Having established that there is a gender representation gap between county boards and state legislatures, and even more so, between county boards and non-board county positions, the question arises whether county boards have distinct “male-oriented” functions. An argument could be made that the role of county boards is perceived—either by candidates and/or by voters—as being relatively more male-oriented than the role of other elected positions: county boards might deal more with “male-dominated” sectors or issues—such as land development and road infrastructure—and not so much with education, health care provision, or social services traditionally associated with female decision-making. Because of this functional misconception, fewer women may feel qualified and/or inclined to run as county commissioner. Alternatively, voters may perceive male candidates as more qualified. It will be important to explore this perception further, both among potential candidates and among the voting public.
While county governments have broad mandates over land development and public infrastructure in many states, county governments are often also responsible for the provision of a wide range of community and social services. As such, the perception of counties as being focused on male-dominated sectors or issues may be a Catch 22: as long as county boards are heavily dominated by men with backgrounds in land development and the like, counties may disproportionately focus their spending on county infrastructure as opposed to directing greater spending towards social and community programs, thus perpetuating the existing bias in representation.
We should measure what we treasure
The nature of political representation—ensuring that our
democratic systems represent all Americans—is receiving increasing attention.

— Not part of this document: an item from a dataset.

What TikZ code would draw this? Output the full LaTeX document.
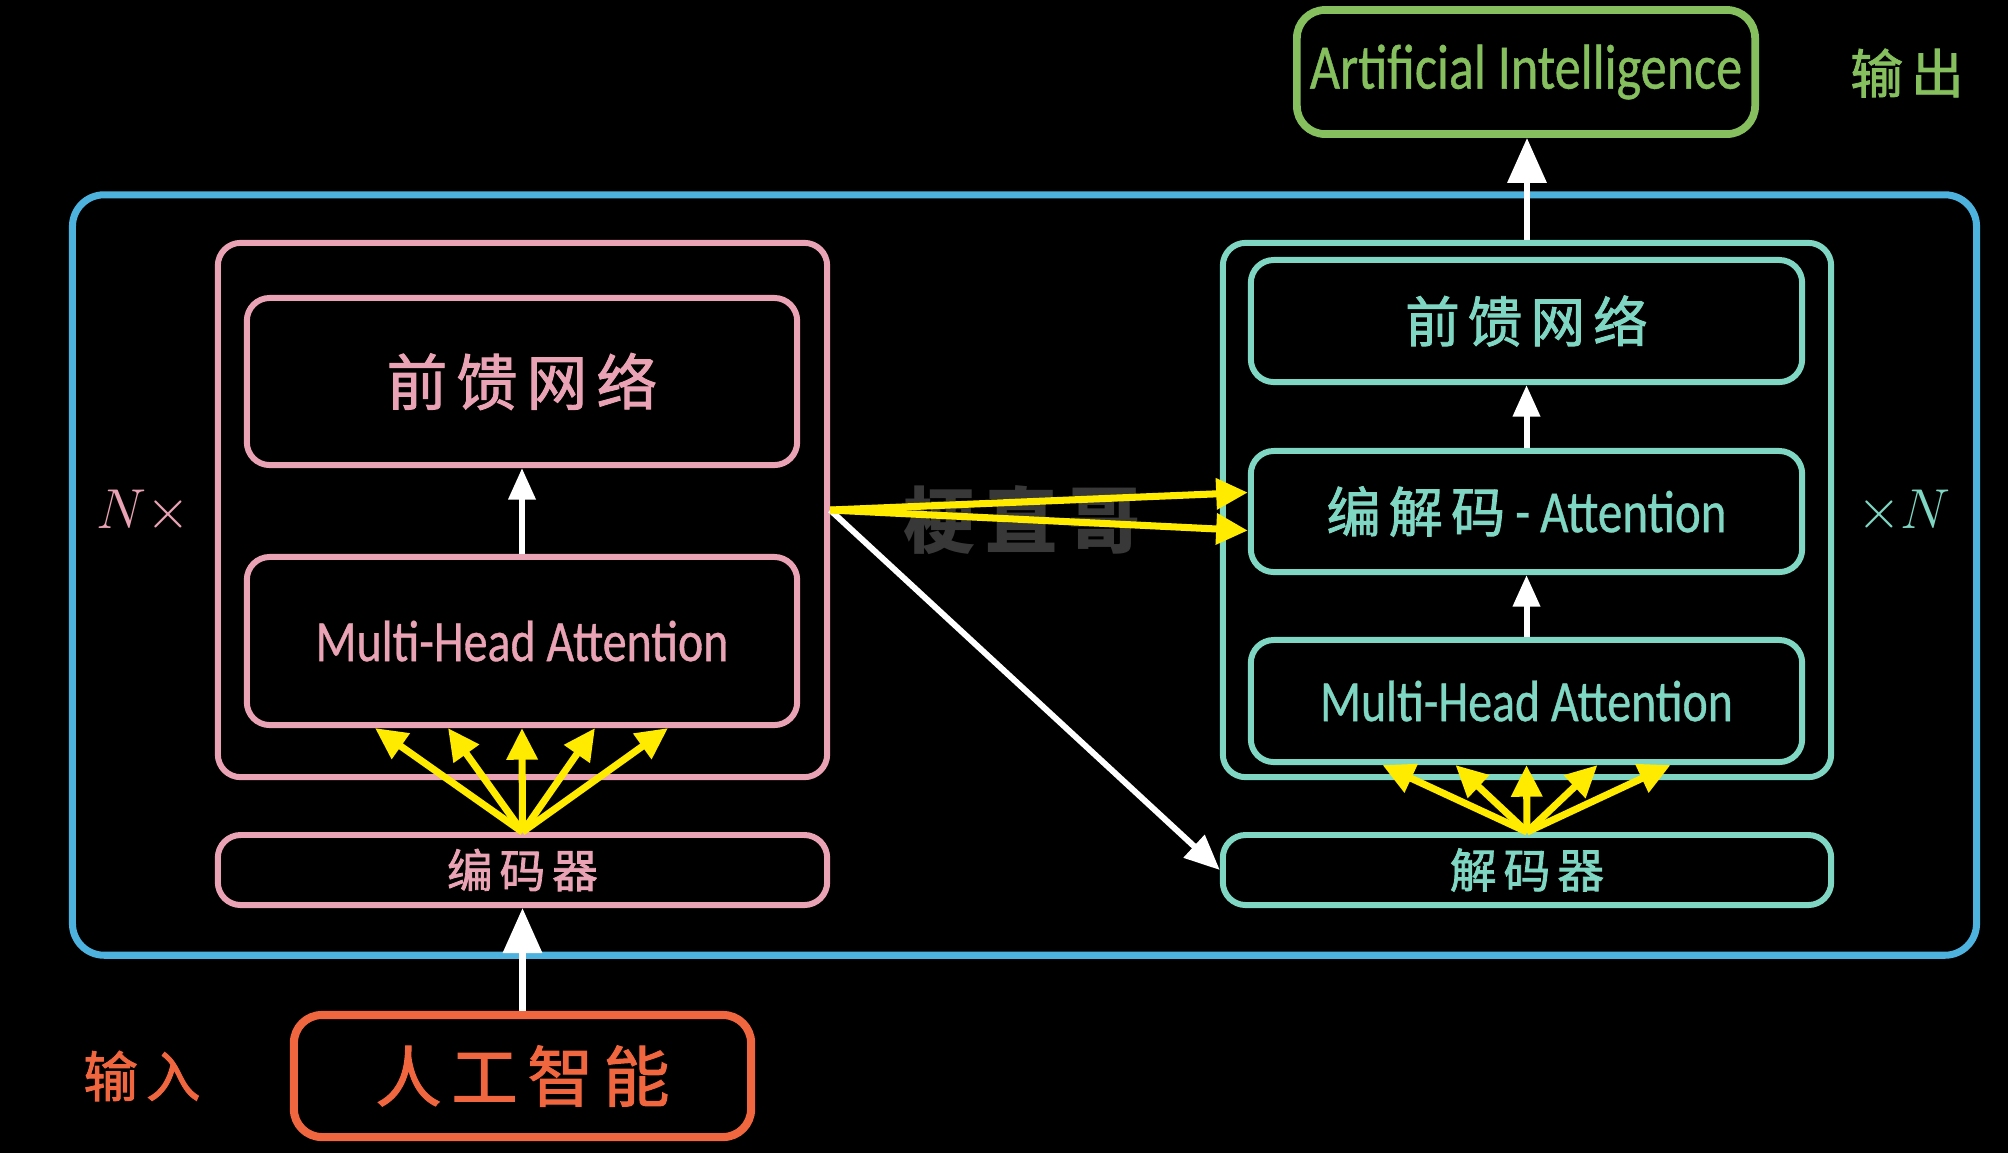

However, this attention has largely been limited to the federal and state
level, overlooking important trends in women’s representation at the local
level. In order to “measure what we treasure”, systematic efforts should be
made to regularly analyze the state of political representation at the local
level—including the participation and representation of women—across all arenas
of local government.
 County governments are often overlooked and considered a “forgotten government level”. This is surprising considering that counties are among the oldest forms of local government and the most consistent general-purpose local government in the U.S. (as only a handful of states do not rely on county governments). County governments are responsible for over US$ 550 billion in public spending each year and count over 3.5 million employees.
 County governing boards (and their members) are structured differently and referred to by different names in different states, including County Board of Supervisors; County Commission; Commissioners Court; County Council, and so on. Although practices vary considerably among and within states, a typical structure is for a county government to be led by an elected Board or Commission with five members.
 We accessed these data through NACo’s online County Explorer tool in August 2018. In order to predict the gender of each of the 38,375 elected officials at the county level, we relied on an automated analysis of the first names of these officials using an online gender prediction tool (www.genderize.io). In select cases, the gender prediction was manually assigned. The current analysis is based on preliminary data for 37,323 elected county officials (98.0 percent) for which gender was tentatively determined: a detailed state-by-state review of the assigned gender will be conducted in the future.
 A recent study by Kellogg et al. (2017) found that, based on a random sample of counties, 50.7 percent of the sampled counties had no women at all serving as county commissioner. In 32.9 percent of counties, less than a third of supervisors were women. Only in 16.4% of them, a third or more were women.
 The argument of a sector being “male dominated” could equally be made for elected law enforcement positions. In fact, in the case of elected Sheriffs, 95% of positions are held by men, versus 5% by women.